• WHAT TO WORK ON: Copy the lines below as they are; omit the images they contain.

• DATA FOR PROCESSING:

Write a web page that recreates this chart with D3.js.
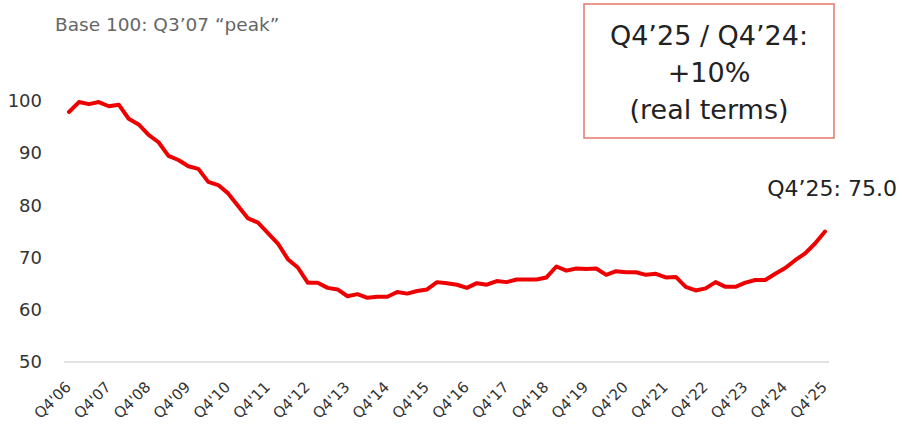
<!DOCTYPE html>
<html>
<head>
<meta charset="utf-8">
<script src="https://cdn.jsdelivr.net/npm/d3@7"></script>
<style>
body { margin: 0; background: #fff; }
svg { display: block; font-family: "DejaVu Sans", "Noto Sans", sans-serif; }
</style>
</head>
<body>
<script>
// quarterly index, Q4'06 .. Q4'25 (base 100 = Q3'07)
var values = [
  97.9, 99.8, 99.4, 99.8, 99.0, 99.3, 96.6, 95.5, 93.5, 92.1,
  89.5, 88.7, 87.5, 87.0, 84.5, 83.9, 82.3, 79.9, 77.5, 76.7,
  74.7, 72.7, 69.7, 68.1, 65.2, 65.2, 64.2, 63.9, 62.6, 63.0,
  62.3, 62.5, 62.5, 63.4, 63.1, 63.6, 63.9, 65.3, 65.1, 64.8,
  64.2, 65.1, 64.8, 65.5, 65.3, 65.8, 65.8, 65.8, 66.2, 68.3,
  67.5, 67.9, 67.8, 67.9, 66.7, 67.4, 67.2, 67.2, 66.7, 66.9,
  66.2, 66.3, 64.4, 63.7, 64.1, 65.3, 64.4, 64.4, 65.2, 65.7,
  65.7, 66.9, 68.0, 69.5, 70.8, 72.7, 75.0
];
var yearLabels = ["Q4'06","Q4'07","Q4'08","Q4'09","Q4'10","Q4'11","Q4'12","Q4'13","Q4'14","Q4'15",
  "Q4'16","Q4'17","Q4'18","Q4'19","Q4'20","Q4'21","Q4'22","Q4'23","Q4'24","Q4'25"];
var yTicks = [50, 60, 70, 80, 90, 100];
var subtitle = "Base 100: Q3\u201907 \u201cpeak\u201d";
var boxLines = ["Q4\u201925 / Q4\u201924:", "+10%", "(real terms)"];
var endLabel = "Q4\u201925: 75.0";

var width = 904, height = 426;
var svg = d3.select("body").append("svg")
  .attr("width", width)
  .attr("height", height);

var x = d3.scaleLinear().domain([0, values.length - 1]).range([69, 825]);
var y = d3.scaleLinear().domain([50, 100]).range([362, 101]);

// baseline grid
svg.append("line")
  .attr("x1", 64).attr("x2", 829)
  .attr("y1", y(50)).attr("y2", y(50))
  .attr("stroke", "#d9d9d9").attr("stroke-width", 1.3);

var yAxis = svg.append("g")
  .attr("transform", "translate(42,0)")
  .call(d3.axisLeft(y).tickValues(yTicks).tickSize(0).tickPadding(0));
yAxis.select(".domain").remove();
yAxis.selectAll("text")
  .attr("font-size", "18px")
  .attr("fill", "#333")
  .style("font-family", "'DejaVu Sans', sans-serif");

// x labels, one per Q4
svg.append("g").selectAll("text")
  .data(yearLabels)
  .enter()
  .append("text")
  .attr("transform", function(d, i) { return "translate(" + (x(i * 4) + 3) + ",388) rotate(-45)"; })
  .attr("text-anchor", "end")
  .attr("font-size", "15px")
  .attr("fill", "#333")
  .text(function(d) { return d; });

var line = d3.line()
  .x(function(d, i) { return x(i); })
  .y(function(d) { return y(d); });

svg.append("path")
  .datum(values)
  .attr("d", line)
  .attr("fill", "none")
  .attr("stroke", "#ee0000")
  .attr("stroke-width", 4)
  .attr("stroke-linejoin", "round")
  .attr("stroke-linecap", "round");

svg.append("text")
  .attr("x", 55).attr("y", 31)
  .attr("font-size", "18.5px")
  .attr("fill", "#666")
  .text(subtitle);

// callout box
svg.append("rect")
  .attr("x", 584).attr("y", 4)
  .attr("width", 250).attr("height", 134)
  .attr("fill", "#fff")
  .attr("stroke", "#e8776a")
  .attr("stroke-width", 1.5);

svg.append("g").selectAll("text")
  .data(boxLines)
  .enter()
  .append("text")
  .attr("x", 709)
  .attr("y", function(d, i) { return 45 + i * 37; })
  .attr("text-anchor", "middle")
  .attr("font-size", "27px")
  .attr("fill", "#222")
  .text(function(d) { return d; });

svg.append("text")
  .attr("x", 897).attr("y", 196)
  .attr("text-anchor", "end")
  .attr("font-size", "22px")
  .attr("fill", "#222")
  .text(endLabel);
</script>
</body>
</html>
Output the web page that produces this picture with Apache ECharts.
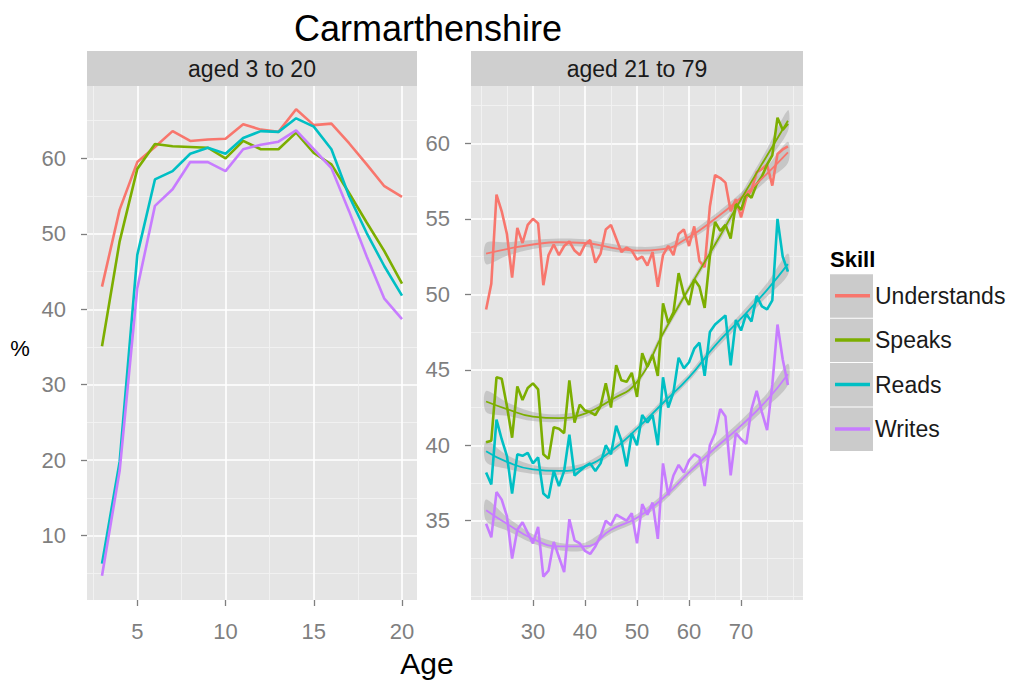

• WRITTEN RESPONSE:
Write a web page that recreates this chart with D3.js.
<!DOCTYPE html>
<html>
<head>
<meta charset="utf-8">
<script src="https://cdn.jsdelivr.net/npm/d3@7"></script>
<style>
body { margin: 0; background: #fff; }
svg { display: block; font-family: "DejaVu Sans", "Noto Sans", sans-serif; }
</style>
</head>
<body>
<script>
// quarterly index, Q4'06 .. Q4'25 (base 100 = Q3'07)
var values = [
  97.9, 99.8, 99.4, 99.8, 99.0, 99.3, 96.6, 95.5, 93.5, 92.1,
  89.5, 88.7, 87.5, 87.0, 84.5, 83.9, 82.3, 79.9, 77.5, 76.7,
  74.7, 72.7, 69.7, 68.1, 65.2, 65.2, 64.2, 63.9, 62.6, 63.0,
  62.3, 62.5, 62.5, 63.4, 63.1, 63.6, 63.9, 65.3, 65.1, 64.8,
  64.2, 65.1, 64.8, 65.5, 65.3, 65.8, 65.8, 65.8, 66.2, 68.3,
  67.5, 67.9, 67.8, 67.9, 66.7, 67.4, 67.2, 67.2, 66.7, 66.9,
  66.2, 66.3, 64.4, 63.7, 64.1, 65.3, 64.4, 64.4, 65.2, 65.7,
  65.7, 66.9, 68.0, 69.5, 70.8, 72.7, 75.0
];
var yearLabels = ["Q4'06","Q4'07","Q4'08","Q4'09","Q4'10","Q4'11","Q4'12","Q4'13","Q4'14","Q4'15",
  "Q4'16","Q4'17","Q4'18","Q4'19","Q4'20","Q4'21","Q4'22","Q4'23","Q4'24","Q4'25"];
var yTicks = [50, 60, 70, 80, 90, 100];
var subtitle = "Base 100: Q3\u201907 \u201cpeak\u201d";
var boxLines = ["Q4\u201925 / Q4\u201924:", "+10%", "(real terms)"];
var endLabel = "Q4\u201925: 75.0";

var width = 904, height = 426;
var svg = d3.select("body").append("svg")
  .attr("width", width)
  .attr("height", height);

var x = d3.scaleLinear().domain([0, values.length - 1]).range([69, 825]);
var y = d3.scaleLinear().domain([50, 100]).range([362, 101]);

// baseline grid
svg.append("line")
  .attr("x1", 64).attr("x2", 829)
  .attr("y1", y(50)).attr("y2", y(50))
  .attr("stroke", "#d9d9d9").attr("stroke-width", 1.3);

var yAxis = svg.append("g")
  .attr("transform", "translate(42,0)")
  .call(d3.axisLeft(y).tickValues(yTicks).tickSize(0).tickPadding(0));
yAxis.select(".domain").remove();
yAxis.selectAll("text")
  .attr("font-size", "18px")
  .attr("fill", "#333")
  .style("font-family", "'DejaVu Sans', sans-serif");

// x labels, one per Q4
svg.append("g").selectAll("text")
  .data(yearLabels)
  .enter()
  .append("text")
  .attr("transform", function(d, i) { return "translate(" + (x(i * 4) + 3) + ",388) rotate(-45)"; })
  .attr("text-anchor", "end")
  .attr("font-size", "15px")
  .attr("fill", "#333")
  .text(function(d) { return d; });

var line = d3.line()
  .x(function(d, i) { return x(i); })
  .y(function(d) { return y(d); });

svg.append("path")
  .datum(values)
  .attr("d", line)
  .attr("fill", "none")
  .attr("stroke", "#ee0000")
  .attr("stroke-width", 4)
  .attr("stroke-linejoin", "round")
  .attr("stroke-linecap", "round");

svg.append("text")
  .attr("x", 55).attr("y", 31)
  .attr("font-size", "18.5px")
  .attr("fill", "#666")
  .text(subtitle);

// callout box
svg.append("rect")
  .attr("x", 584).attr("y", 4)
  .attr("width", 250).attr("height", 134)
  .attr("fill", "#fff")
  .attr("stroke", "#e8776a")
  .attr("stroke-width", 1.5);

svg.append("g").selectAll("text")
  .data(boxLines)
  .enter()
  .append("text")
  .attr("x", 709)
  .attr("y", function(d, i) { return 45 + i * 37; })
  .attr("text-anchor", "middle")
  .attr("font-size", "27px")
  .attr("fill", "#222")
  .text(function(d) { return d; });

svg.append("text")
  .attr("x", 897).attr("y", 196)
  .attr("text-anchor", "end")
  .attr("font-size", "22px")
  .attr("fill", "#222")
  .text(endLabel);
</script>
</body>
</html>
Output the web page that produces this picture with Apache ECharts.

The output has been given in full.